- **Information shown**:
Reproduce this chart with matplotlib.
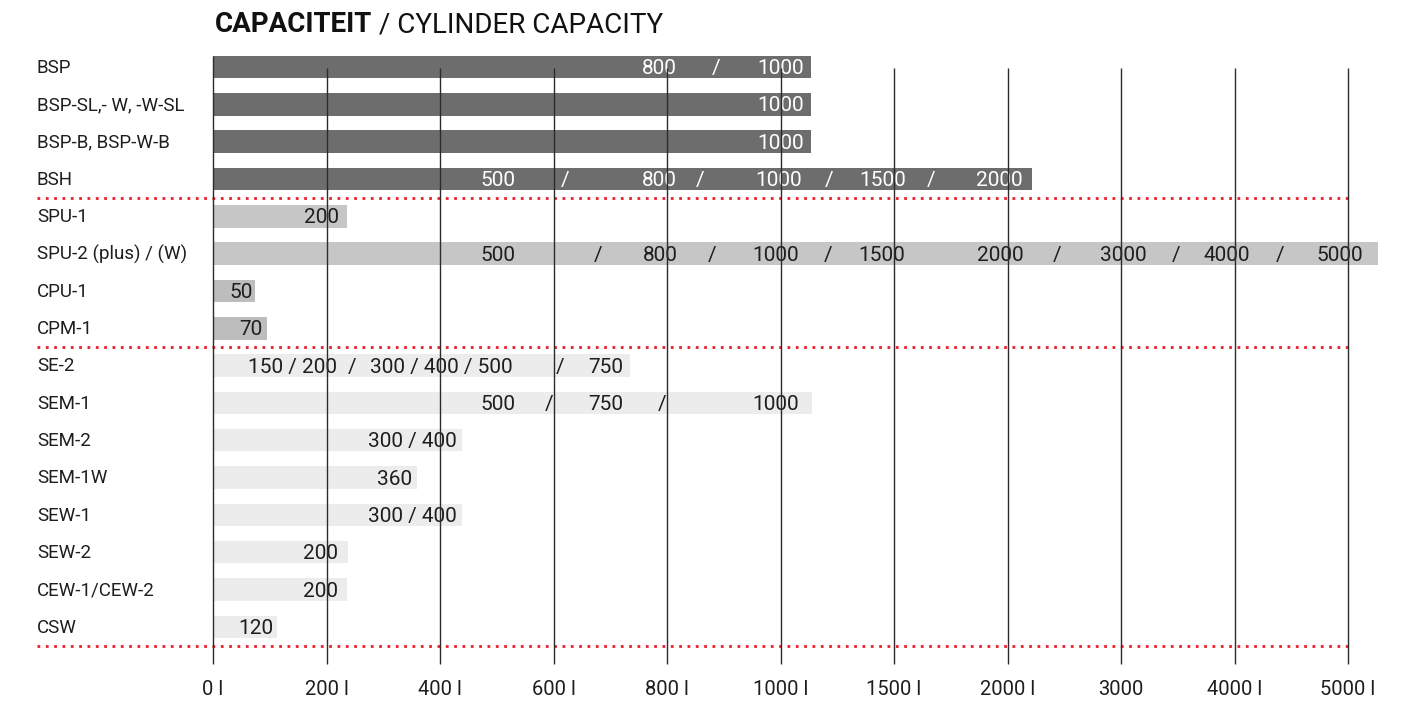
import matplotlib
matplotlib.use("Agg")
import matplotlib.pyplot as plt

plt.rcParams['font.family'] = ['Roboto', 'DejaVu Sans']

# categories (top to bottom)
models = ['BSP', 'BSP-SL,- W, -W-SL', 'BSP-B, BSP-W-B', 'BSH',
          'SPU-1', 'SPU-2 (plus) / (W)', 'CPU-1', 'CPM-1',
          'SE-2', 'SEM-1', 'SEM-2', 'SEM-1W', 'SEW-1', 'SEW-2', 'CEW-1/CEW-2', 'CSW']

# bar ends on the stepped capacity scale (one step per tick)
bar_end = [5.27, 5.27, 5.27, 7.22,
           1.18, 10.26, 0.37, 0.48,
           3.67, 5.28, 2.19, 1.80, 2.19, 1.19, 1.18, 0.56]

bar_color = ['#6d6d6d'] * 4 + ['#c6c6c6'] * 2 + ['#bdbdbd'] * 2 + ['#ececec'] * 8
text_color = ['white'] * 4 + ['#1e1e1e'] * 12

# capacity labels inside bars: (text, position on stepped scale)
cap_labels = [
    [('800', 3.93), ('/', 4.43), ('1000', 5.00)],
    [('1000', 5.00)],
    [('1000', 5.00)],
    [('500', 2.51), ('/', 3.10), ('800', 3.93), ('/', 4.29), ('1000', 4.98),
     ('/', 5.43), ('1500', 5.90), ('/', 6.33), ('2000', 6.93)],
    [('200', 0.96)],
    [('500', 2.51), ('/', 3.39), ('800', 3.94), ('/', 4.40), ('1000', 4.96), ('/', 5.42),
     ('1500', 5.89), ('2000', 6.94), ('/', 7.44), ('3000', 8.02), ('/', 8.49),
     ('4000', 8.93), ('/', 9.40), ('5000', 9.93)],
    [('50', 0.25)],
    [('70', 0.33)],
    [('150 / 200', 0.70), ('/', 1.23), ('300 / 400 / 500', 2.01), ('/', 3.06), ('750', 3.46)],
    [('500', 2.51), ('/', 2.96), ('750', 3.46), ('/', 3.96), ('1000', 4.96)],
    [('300 / 400', 1.76)],
    [('360', 1.60)],
    [('300 / 400', 1.76)],
    [('200', 0.95)],
    [('200', 0.95)],
    [('120', 0.38)],
]

tick_labels = ['0 l', '200 l', '400 l', '600 l', '800 l', '1000 l', '1500 l',
               '2000 l', '3000', '4000 l', '5000 l']
group_breaks = [3.5, 7.5, 15.5]

W, H = 1408, 705
x0, step = 213, 113.5  # pixel of first tick, pixels per step
row0, row_h = 67, 37.33

fig = plt.figure(figsize=(W / 100, H / 100), dpi=100)
ax = fig.add_axes([0, 0, 1, 1])
ax.set_xlim(-x0 / step, (W - x0) / step)
ax.set_ylim((H - row0) / row_h, -row0 / row_h)
ax.axis('off')

rows = list(range(len(models)))
ax.barh(rows, bar_end, height=0.6, color=bar_color, zorder=1)

# vertical grid lines
for i in range(len(tick_labels)):
    top = -0.3 if i == 0 else 0.02
    ax.vlines(i, top, 16.0, color='#2b2b2b', lw=1.0, zorder=3)
    ax.text(i, 16.68, tick_labels[i], ha='center', va='center', fontsize=14.5, color='#1e1e1e')

# red dotted separators
for b in group_breaks:
    ax.plot([(37 - x0) / step, 10], [b, b], color='#e8202a', lw=2,
            linestyle=(0, (1, 2)), zorder=2)

for r in rows:
    ax.text((37 - x0) / step, r + 0.02, models[r], ha='left', va='center',
            fontsize=13.5, color='#1e1e1e')
    for txt, pos in cap_labels[r]:
        ax.text(pos, r + 0.04, txt, ha='center', va='center', fontsize=15,
                color=text_color[r], zorder=2)

# title: bold part + regular part
t1 = fig.text(215 / W, 1 - 25 / H, 'CAPACITEIT', fontsize=20, fontweight='bold',
              ha='left', va='center', color='#111111')
fig.canvas.draw()
bb = t1.get_window_extent()
fig.text(bb.x1 / W, 1 - 25 / H, ' / CYLINDER CAPACITY', fontsize=20,
         ha='left', va='center', color='#111111')

fig.savefig('out.png', dpi=100)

- **Requirement**:
Repeat the listing in full and exactly. Do not include any images.

- **Full response**:
Reproduce this chart with matplotlib.
import matplotlib
matplotlib.use("Agg")
import matplotlib.pyplot as plt

plt.rcParams['font.family'] = ['Roboto', 'DejaVu Sans']

# categories (top to bottom)
models = ['BSP', 'BSP-SL,- W, -W-SL', 'BSP-B, BSP-W-B', 'BSH',
          'SPU-1', 'SPU-2 (plus) / (W)', 'CPU-1', 'CPM-1',
          'SE-2', 'SEM-1', 'SEM-2', 'SEM-1W', 'SEW-1', 'SEW-2', 'CEW-1/CEW-2', 'CSW']

# bar ends on the stepped capacity scale (one step per tick)
bar_end = [5.27, 5.27, 5.27, 7.22,
           1.18, 10.26, 0.37, 0.48,
           3.67, 5.28, 2.19, 1.80, 2.19, 1.19, 1.18, 0.56]

bar_color = ['#6d6d6d'] * 4 + ['#c6c6c6'] * 2 + ['#bdbdbd'] * 2 + ['#ececec'] * 8
text_color = ['white'] * 4 + ['#1e1e1e'] * 12

# capacity labels inside bars: (text, position on stepped scale)
cap_labels = [
    [('800', 3.93), ('/', 4.43), ('1000', 5.00)],
    [('1000', 5.00)],
    [('1000', 5.00)],
    [('500', 2.51), ('/', 3.10), ('800', 3.93), ('/', 4.29), ('1000', 4.98),
     ('/', 5.43), ('1500', 5.90), ('/', 6.33), ('2000', 6.93)],
    [('200', 0.96)],
    [('500', 2.51), ('/', 3.39), ('800', 3.94), ('/', 4.40), ('1000', 4.96), ('/', 5.42),
     ('1500', 5.89), ('2000', 6.94), ('/', 7.44), ('3000', 8.02), ('/', 8.49),
     ('4000', 8.93), ('/', 9.40), ('5000', 9.93)],
    [('50', 0.25)],
    [('70', 0.33)],
    [('150 / 200', 0.70), ('/', 1.23), ('300 / 400 / 500', 2.01), ('/', 3.06), ('750', 3.46)],
    [('500', 2.51), ('/', 2.96), ('750', 3.46), ('/', 3.96), ('1000', 4.96)],
    [('300 / 400', 1.76)],
    [('360', 1.60)],
    [('300 / 400', 1.76)],
    [('200', 0.95)],
    [('200', 0.95)],
    [('120', 0.38)],
]

tick_labels = ['0 l', '200 l', '400 l', '600 l', '800 l', '1000 l', '1500 l',
               '2000 l', '3000', '4000 l', '5000 l']
group_breaks = [3.5, 7.5, 15.5]

W, H = 1408, 705
x0, step = 213, 113.5  # pixel of first tick, pixels per step
row0, row_h = 67, 37.33

fig = plt.figure(figsize=(W / 100, H / 100), dpi=100)
ax = fig.add_axes([0, 0, 1, 1])
ax.set_xlim(-x0 / step, (W - x0) / step)
ax.set_ylim((H - row0) / row_h, -row0 / row_h)
ax.axis('off')

rows = list(range(len(models)))
ax.barh(rows, bar_end, height=0.6, color=bar_color, zorder=1)

# vertical grid lines
for i in range(len(tick_labels)):
    top = -0.3 if i == 0 else 0.02
    ax.vlines(i, top, 16.0, color='#2b2b2b', lw=1.0, zorder=3)
    ax.text(i, 16.68, tick_labels[i], ha='center', va='center', fontsize=14.5, color='#1e1e1e')

# red dotted separators
for b in group_breaks:
    ax.plot([(37 - x0) / step, 10], [b, b], color='#e8202a', lw=2,
            linestyle=(0, (1, 2)), zorder=2)

for r in rows:
    ax.text((37 - x0) / step, r + 0.02, models[r], ha='left', va='center',
            fontsize=13.5, color='#1e1e1e')
    for txt, pos in cap_labels[r]:
        ax.text(pos, r + 0.04, txt, ha='center', va='center', fontsize=15,
                color=text_color[r], zorder=2)

# title: bold part + regular part
t1 = fig.text(215 / W, 1 - 25 / H, 'CAPACITEIT', fontsize=20, fontweight='bold',
              ha='left', va='center', color='#111111')
fig.canvas.draw()
bb = t1.get_window_extent()
fig.text(bb.x1 / W, 1 - 25 / H, ' / CYLINDER CAPACITY', fontsize=20,
         ha='left', va='center', color='#111111')

fig.savefig('out.png', dpi=100)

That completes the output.